Saturday, November 26, 2005


Commas undoubtedly bring a new source of confusion to essay writing, while, ironically, they are used in order to clarify that which is written. When I began writing university papers, I was completely unsure of my comma use. Do I need one here? And, if so, why do I need one there? Are there places where I do not have commas, but require them?

Most of us are familiar with the use of commas to distinguish objects in a list or in a series: for example, “I went to the store and picked up some tomatoes, cantaloupes, rice and chicken.” Interestingly, the space before the ‘and’ in the above example requires a comma in some styles, but does not require a comma in other styles.

Commas are also used to separate an introductory word or phrase at the beginning of a sentence from the main part of the sentence, the part in which the ‘point’ of the sentence is written. Common introductory words and phrases include however, therefore, also, as a result, etc. An example of how this works is as follows: “As a result, Jonathon will not be able to make it to the basketball game this afternoon.” The introductory element in this case also works as a transition from the previous sentence, as there is some action that has led to Jonathon’s inability to make it to the basketball game this afternoon. Introductory elements in a sentence are, therefore, commonly used as transitions and are usually set off from the rest of the sentence with a comma.

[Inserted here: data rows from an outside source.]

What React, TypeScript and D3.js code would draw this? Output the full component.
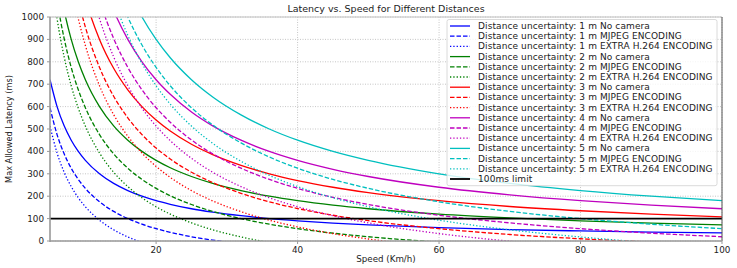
import React from "react";
import * as d3 from "d3";

// Speeds (km/h) at which each curve is sampled
const speeds = [5, 6, 7, 8, 9, 10, 12, 14, 16, 18, 20, 22, 25, 28, 32, 36, 40, 45, 50, 60, 70, 80, 90, 100];

// Max allowed latency (ms) per distance uncertainty and pipeline
const d1NoCam = [720, 600, 514, 450, 400, 360, 300, 257, 225, 200, 180, 164, 144, 129, 113, 100, 90, 80, 72, 60, 51, 45, 40, 36];
const d1Mjpeg = [595, 475, 389, 325, 275, 235, 175, 132, 100, 75, 55, 39, 19, 4, -12, -25, -35, -45, -53, -65, -74, -80, -85, -89];
const d1H264 = [513, 393, 307, 243, 193, 153, 93, 50, 18, -7, -27, -43, -63, -78, -94, -107, -117, -127, -135, -147, -156, -162, -167, -171];

const d2NoCam = [1440, 1200, 1029, 900, 800, 720, 600, 514, 450, 400, 360, 327, 288, 257, 225, 200, 180, 160, 144, 120, 103, 90, 80, 72];
const d2Mjpeg = [1315, 1075, 904, 775, 675, 595, 475, 389, 325, 275, 235, 202, 163, 132, 100, 75, 55, 35, 19, -5, -22, -35, -45, -53];
const d2H264 = [1233, 993, 822, 693, 593, 513, 393, 307, 243, 193, 153, 120, 81, 50, 18, -7, -27, -47, -63, -87, -104, -117, -127, -135];

const d3NoCam = [2160, 1800, 1543, 1350, 1200, 1080, 900, 771, 675, 600, 540, 491, 432, 386, 338, 300, 270, 240, 216, 180, 154, 135, 120, 108];
const d3Mjpeg = [2035, 1675, 1418, 1225, 1075, 955, 775, 646, 550, 475, 415, 366, 307, 261, 213, 175, 145, 115, 91, 55, 29, 10, -5, -17];
const d3H264 = [1953, 1593, 1336, 1143, 993, 873, 693, 564, 468, 393, 333, 284, 225, 179, 131, 93, 63, 33, 9, -27, -53, -72, -87, -99];

const d4NoCam = [2880, 2400, 2057, 1800, 1600, 1440, 1200, 1029, 900, 800, 720, 655, 576, 514, 450, 400, 360, 320, 288, 240, 206, 180, 160, 144];
const d4Mjpeg = [2755, 2275, 1932, 1675, 1475, 1315, 1075, 904, 775, 675, 595, 530, 451, 389, 325, 275, 235, 195, 163, 115, 81, 55, 35, 19];
const d4H264 = [2673, 2193, 1850, 1593, 1393, 1233, 993, 822, 693, 593, 513, 448, 369, 307, 243, 193, 153, 113, 81, 33, -1, -27, -47, -63];

const d5NoCam = [3600, 3000, 2571, 2250, 2000, 1800, 1500, 1286, 1125, 1000, 900, 818, 720, 643, 563, 500, 450, 400, 360, 300, 257, 225, 200, 180];
const d5Mjpeg = [3475, 2875, 2446, 2125, 1875, 1675, 1375, 1161, 1000, 875, 775, 693, 595, 518, 438, 375, 325, 275, 235, 175, 132, 100, 75, 55];
const d5H264 = [3393, 2793, 2364, 2043, 1793, 1593, 1293, 1079, 918, 793, 693, 611, 513, 436, 356, 293, 243, 193, 153, 93, 50, 18, -7, -27];

const distances = [1, 2, 3, 4, 5];
const pipelines = ["No camera", "MJPEG ENCODING", "EXTRA H.264 ENCODING"];
const seriesValues = [
  [d1NoCam, d1Mjpeg, d1H264],
  [d2NoCam, d2Mjpeg, d2H264],
  [d3NoCam, d3Mjpeg, d3H264],
  [d4NoCam, d4Mjpeg, d4H264],
  [d5NoCam, d5Mjpeg, d5H264],
];
const limitMs = 100;
const xTicks = [20, 40, 60, 80, 100];
const yTicks = [0, 100, 200, 300, 400, 500, 600, 700, 800, 900, 1000];

const colors = ["#0000ff", "#008000", "#ff0000", "#bf00bf", "#00bfbf"];
const dashes = ["none", "4.5,2", "1.3,2"];

const W = 737;
const H = 268;
const margin = { left: 50, right: 15, top: 17, bottom: 27 };
const font = "DejaVu Sans, sans-serif";

export default function App() {
  const x = d3.scaleLinear().domain([5, 100]).range([margin.left, W - margin.right]);
  const y = d3.scaleLinear().domain([0, 1000]).range([H - margin.bottom, margin.top]);
  const line = d3
    .line<number>()
    .x((_, i) => x(speeds[i]))
    .y((v) => y(v))
    .curve(d3.curveMonotoneX);

  const series = distances.flatMap((d, di) =>
    pipelines.map((p, pi) => ({
      label: `Distance uncertainty: ${d} m ${p}`,
      values: seriesValues[di][pi],
      color: colors[di],
      dash: dashes[pi],
    }))
  );

  const [x0, x1] = x.range();
  const [yb, yt] = y.range();

  const legendX = 447;
  const legendY = 19.5;
  const rowH = 10.2;
  const legendW = 270;
  const legendH = rowH * (series.length + 1) + 3;

  return (
    <svg width={W} height={H} style={{ display: "block", position: "absolute", left: 0, top: 0 }} fontFamily={font}>
      <defs>
        <clipPath id="plot-clip">
          <rect x={x0} y={yt} width={x1 - x0} height={yb - yt} />
        </clipPath>
      </defs>
      <rect width={W} height={H} fill="#fff" />

      {/* grid */}
      <g stroke="#b8b8b8" strokeWidth={0.8} strokeDasharray="1,1.5">
        {xTicks.map((t) => (
          <line key={"gx" + t} x1={x(t)} x2={x(t)} y1={yt} y2={yb} />
        ))}
        {yTicks.map((t) => (
          <line key={"gy" + t} x1={x0} x2={x1} y1={y(t)} y2={y(t)} />
        ))}
      </g>

      {/* curves */}
      <g clipPath="url(#plot-clip)" fill="none">
        {series.map((s) => (
          <path
            key={s.label}
            d={line(s.values) || ""}
            stroke={s.color}
            strokeWidth={1.3}
            strokeDasharray={s.dash}
          />
        ))}
        <line x1={x0} x2={x1} y1={y(limitMs)} y2={y(limitMs)} stroke="#000" strokeWidth={1.8} />
      </g>

      {/* spines */}
      <line x1={x0} x2={x1} y1={yt} y2={yt} stroke="#c0c0c0" strokeWidth={1} />
      <line x1={x1} x2={x1} y1={yt} y2={yb} stroke="#555" strokeWidth={1} />
      <line x1={x0} x2={x0} y1={yt} y2={yb + 1} stroke="#999" strokeWidth={1.6} />
      <line x1={x0} x2={x1} y1={yb} y2={yb} stroke="#999" strokeWidth={1.6} />

      {/* ticks */}
      <g fontSize={8.8} fill="#222">
        {xTicks.map((t) => (
          <g key={"xt" + t}>
            <line x1={x(t)} x2={x(t)} y1={yb} y2={yb + 3} stroke="#999" />
            <text x={x(t)} y={yb + 11.5} textAnchor="middle">
              {t}
            </text>
          </g>
        ))}
        {yTicks.map((t) => (
          <g key={"yt" + t}>
            <line x1={x0 - 3} x2={x0} y1={y(t)} y2={y(t)} stroke="#999" />
            <text x={x0 - 6} y={y(t) + 3} textAnchor="end">
              {t}
            </text>
          </g>
        ))}
      </g>

      {/* axis labels and title */}
      <text x={(x0 + x1) / 2} y={H - 6} textAnchor="middle" fontSize={8.7} fill="#222">
        Speed (Km/h)
      </text>
      <text
        transform={`translate(12,${(yt + yb) / 2}) rotate(-90)`}
        textAnchor="middle"
        fontSize={8.2}
        fill="#222"
      >
        Max Allowed Latency (ms)
      </text>
      <text x={(x0 + x1) / 2} y={12} textAnchor="middle" fontSize={9.5} fill="#222">
        Latency vs. Speed for Different Distances
      </text>

      {/* legend */}
      <g>
        <rect
          x={legendX}
          y={legendY}
          width={legendW}
          height={legendH}
          rx={2}
          fill="#fff"
          fillOpacity={0.8}
          stroke="#d0d0d0"
          strokeWidth={0.8}
        />
        {series.map((s, i) => {
          const cy = legendY + 6.5 + i * rowH;
          return (
            <g key={"lg" + s.label}>
              <line x1={legendX + 3} x2={legendX + 23} y1={cy} y2={cy} stroke={s.color} strokeWidth={1.3} strokeDasharray={s.dash} />
              <text x={legendX + 31} y={cy + 3} fontSize={9} letterSpacing={0.1} fill="#222">
                {s.label}
              </text>
            </g>
          );
        })}
        {(() => {
          const cy = legendY + 6.5 + series.length * rowH;
          return (
            <g>
              <line x1={legendX + 3} x2={legendX + 23} y1={cy} y2={cy} stroke="#000" strokeWidth={1.8} />
              <text x={legendX + 31} y={cy + 3} fontSize={9} letterSpacing={0.1} fill="#222">
                100ms limit
              </text>
            </g>
          );
        })()}
      </g>
    </svg>
  );
}
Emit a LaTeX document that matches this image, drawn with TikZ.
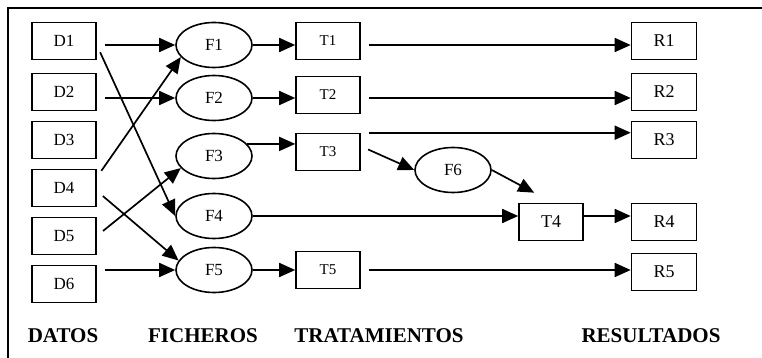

In sentences there is often a main point, or a main clause, as well as a clarifying element, or a non-restrictive element, which reflects on the main point. This non-restrictive element is set off with a comma. For example: “Medical doctors treat many different diseases in humans, helping to keep us healthy.” The main point of the above sentence is that doctors treat many diseases in humans. The non-restrictive element helps to clarify this main statement, that doctors help to keep humans healthy, but it is not essential to the sentence. Non-restrictive/non-essential elements can be placed anywhere in a sentence, not only at the beginning. For example, the same sentence can be reorganized: “Medical doctors, helping to keep us healthy, treat many diseases in humans.”

In many sentences there are two main clauses that are connected by a coordinating conjunction, such as and, but, for, or, so, nor and yet, which are preceded by a comma. In other words, these are sentences with two main points. For example: “The weather is incredibly cold today, and it is raining. The fact that it is cold outside is a main point or clause, and the fact that it is raining outside is also a main point. In other words, both of the points could stand alone as sentences themselves. That is why a coordinating conjunction is used: to connect two clauses that would otherwise constitute separate sentences.

Another common use of the comma is to separate two adjectives that are modifying the same noun. For example: “This cold, foamy glass of beer is good.” In this case the comma is doing the job of the word ‘and’; it is combining two separate adjectives which modify the same object, the glass of beer.

The above explanations and examples are intended to illustrate a few of the most common uses of the comma.